The storm, which has packed high winds and caused blizzard conditions at times, is expected to make way for sun and warmer temperatures today.
Laura Coale, a spokeswoman for Denver International Airport, said about 200 departures and arrivals have been canceled, and numerous flights have been delayed by up to two hours.
The airport averages 1,700 flights a day, but there are between 1,500 and 1,600 flights on an average Sunday.
Lisa Reid told The Denver Post she was stranded at the Seattle-Tacoma Airport on her way home to Penrose, but her spirits remained high as she tried to “embrace the adventure.”
“I knew it was going to snow, but didn’t expect it to be severe until I saw the predictions last night,” she said
Meanwhile, Ann Williams, a spokeswoman for Denver’s Department of Public Works, said the city has deployed 70 snowplows to deal with the slow-moving system, which has caused numerous accidents on Interstate 25 and slowed traffic on Interstate 70 in the mountains.
“We’re seeing a lot of icy roads,” she said. “The pavement is very cold, and the snow is bonding to the pavement, so we have a lot of slick conditions. We are trying to stay with it. The snow is coming down fairly fast and fairly heavy.”

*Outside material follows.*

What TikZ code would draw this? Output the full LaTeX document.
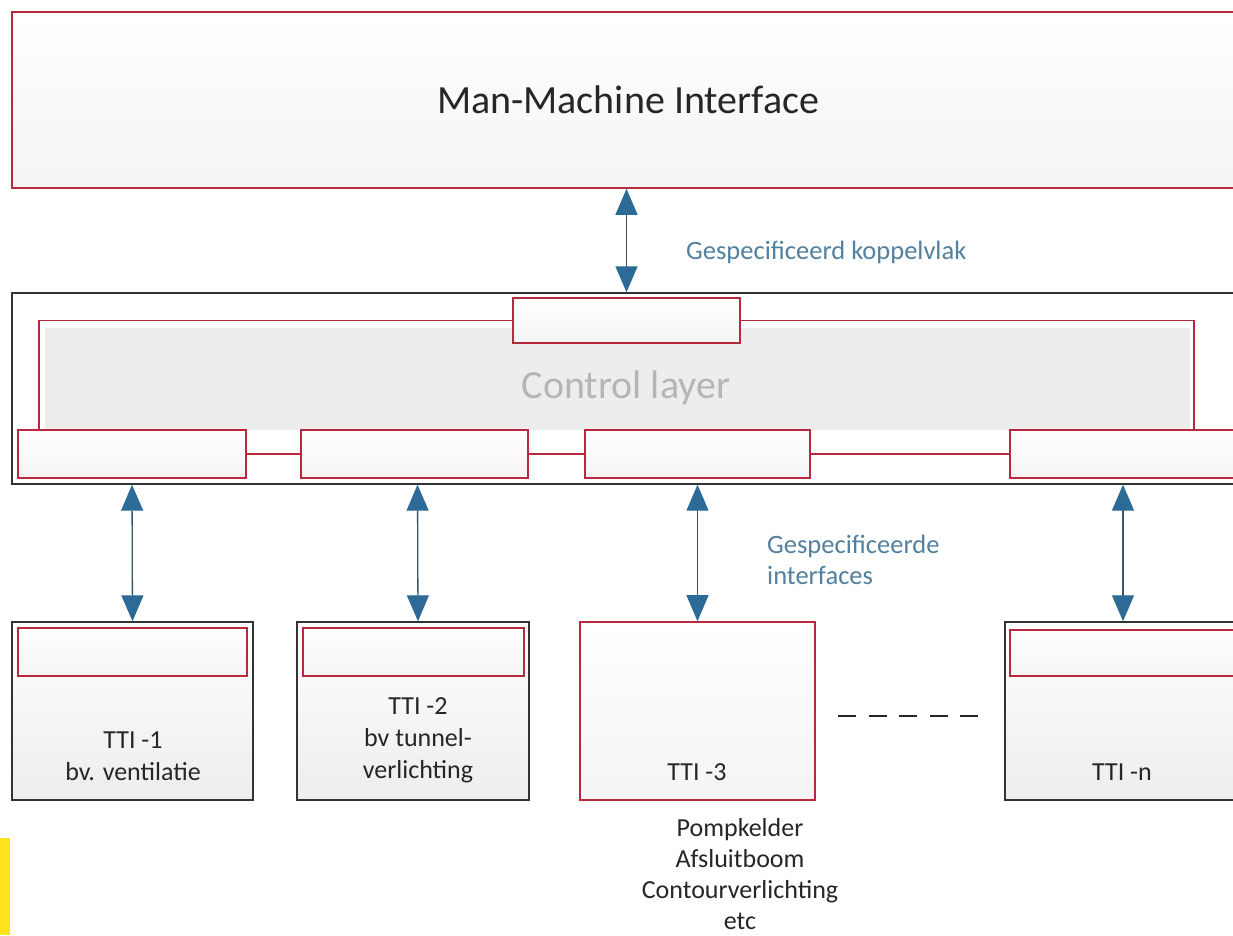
\documentclass[tikz,border=0pt]{standalone}
\usepackage{fontspec}
\setmainfont{Carlito}
\usetikzlibrary{arrows.meta}
\definecolor{boxred}{HTML}{B8283F}
\definecolor{arrowblue}{HTML}{2D6B96}
\definecolor{shaft}{HTML}{3A5568}
\definecolor{labelblue}{HTML}{52809E}
\definecolor{ctlgray}{HTML}{B5B5B5}
\definecolor{fillgray}{HTML}{EDEDED}
\definecolor{hiyellow}{HTML}{FFE11C}
\begin{document}
\begin{tikzpicture}[x=1pt,y=-1pt,
  redbox/.style={draw=boxred,line width=1.6pt,rectangle,inner sep=0pt,top color=white,bottom color=fillgray!60},
  blackbox/.style={draw=black!80,line width=1.4pt,rectangle,inner sep=0pt,top color=white,bottom color=fillgray},
  redline/.style={draw=boxred,line width=1.6pt},
  biarrow/.style={draw=shaft,line width=1.3pt,{Triangle[width=22pt,length=26pt,fill=arrowblue,color=arrowblue]}-{Triangle[width=22pt,length=26pt,fill=arrowblue,color=arrowblue]}},
  txt/.style={font=\fontsize{26}{32}\selectfont,align=center,inner sep=0pt,text=black!85},
  bluetxt/.style={font=\fontsize{26.5}{31}\selectfont,align=left,inner sep=0pt,text=labelblue,anchor=west}
]
\useasboundingbox (0,0) rectangle (1233,935);
\fill[white] (0,0) rectangle (1233,935);
\fill[hiyellow] (0,838) rectangle (10,935);

% Man-Machine Interface
\node[redbox,minimum width=1232pt,minimum height=176pt,font=\fontsize{40}{44}\selectfont,text=black!85] (mmi) at (628,100) {Man-Machine Interface};

% Control layer
\node[draw=black!80,line width=1.4pt,fill=white,rectangle,inner sep=0pt,minimum width=1232pt,minimum height=191pt] (ctl) at (628,388.5) {};
\fill[fillgray] (45,328) rectangle (1190,430);
\node[font=\fontsize{40}{44}\selectfont,text=ctlgray,inner sep=0pt] (ctltxt) at (626,388) {Control layer};

\node[redbox,minimum width=227pt,minimum height=45pt] (tb) at (626.5,320.5) {};
\node[redbox,minimum width=228pt,minimum height=48pt] (b1) at (132,454) {};
\node[redbox,minimum width=227pt,minimum height=48pt] (b2) at (414.5,454) {};
\node[redbox,minimum width=225pt,minimum height=48pt] (b3) at (697.5,454) {};
\node[redbox,minimum width=230pt,minimum height=48pt] (b4) at (1125,454) {};

\draw[redline] (tb.west) -| ([xshift=22pt]b1.north west);
\draw[redline] (tb.east) -| ([xshift=185pt]b4.north west);
\draw[redline] (b1.east) -- (b2.west);
\draw[redline] (b2.east) -- (b3.west);
\draw[redline] (b3.east) -- (b4.west);

% TTI boxes
\node[blackbox,minimum width=241pt,minimum height=178pt] (t1) at (132.5,711) {};
\node[blackbox,minimum width=232pt,minimum height=178pt] (t2) at (413,711) {};
\node[redbox,minimum width=235pt,minimum height=178pt] (t3) at (697.5,711) {};
\node[blackbox,minimum width=235pt,minimum height=178pt] (tn) at (1122.5,711) {};

\node[redbox,minimum width=229pt,minimum height=48pt] (i1) at (132.5,652) {};
\node[redbox,minimum width=221pt,minimum height=48pt] (i2) at (413.5,652) {};
\node[redbox,minimum width=230pt,minimum height=46pt] (in) at (1125,653) {};

\node[txt] (l1) at (133,756) {TTI -1\\bv. ventilatie};
\node[txt] (l2) at (418,740) {TTI -2\\bv tunnel-\\verlichting};
\node[txt] (l3) at (697,772) {TTI -3};
\node[txt] (ln) at (1122,772) {TTI -n};
\node[txt,font=\fontsize{26}{31}\selectfont] (l3b) at (740,874) {Pompkelder\\Afsluitboom\\Contourverlichting\\etc};

% dashes
\coordinate (d1) at (838,716);
\coordinate (d2) at (978,716);
\draw[black!85,line width=1.6pt,dash pattern=on 18pt off 12.5pt] (d1) -- (d2);

% arrows
\draw[biarrow] (tb.north |- mmi.south) -- (tb.north |- ctl.north);
\draw[biarrow] (b1.south |- ctl.south) -- (t1.north);
\draw[biarrow] ([xshift=3pt]b2.south |- ctl.south) -- ([xshift=5pt]t2.north);
\draw[biarrow] (b3.south |- ctl.south) -- (t3.north);
\draw[biarrow] ([xshift=-2pt]b4.south |- ctl.south) -- ([xshift=0.5pt]tn.north);

% labels
\node[bluetxt] (lab1) at (686,252) {Gespecificeerd koppelvlak};
\node[bluetxt] (lab2) at (767,560) {Gespecificeerde\\interfaces};
\end{tikzpicture}
\end{document}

For only the third time since a string of storms and hard cold caused dangerous driving conditions on residential streets in the winter of 2006-07, the city has deployed four-wheel drive pickup trucks equipped with plows into residential neighborhoods, Williams said.
The Colorado Department of Transportation also is using 80 plows to clear the city’s main traffic arteries, and crews on 12-hour shifts plan to work through Sunday night.
After the storm leaves Colorado, workers will remove snow from the sides of highways and will concentrate on the heavy ice that is expected to build up on the area’s bridges, CDOT spokeswoman Mindy Crane said.
The storm also is causing problems at Denver homeless shelters.
The Denver Rescue Mission downtown opened its chapel early Sunday, so homeless men have a place to go to get out of the cold, said spokeswoman Alexxa Tavlarides, who expects the shelter to fill as the day progresses.
This is the first winter since a Denver ordinance went into effect prohibiting anyone from unauthorized camping on public or private land.
“We want people to get out of the cold,” Tavlarides said. “As the temperatures drop, it becomes dangerous.”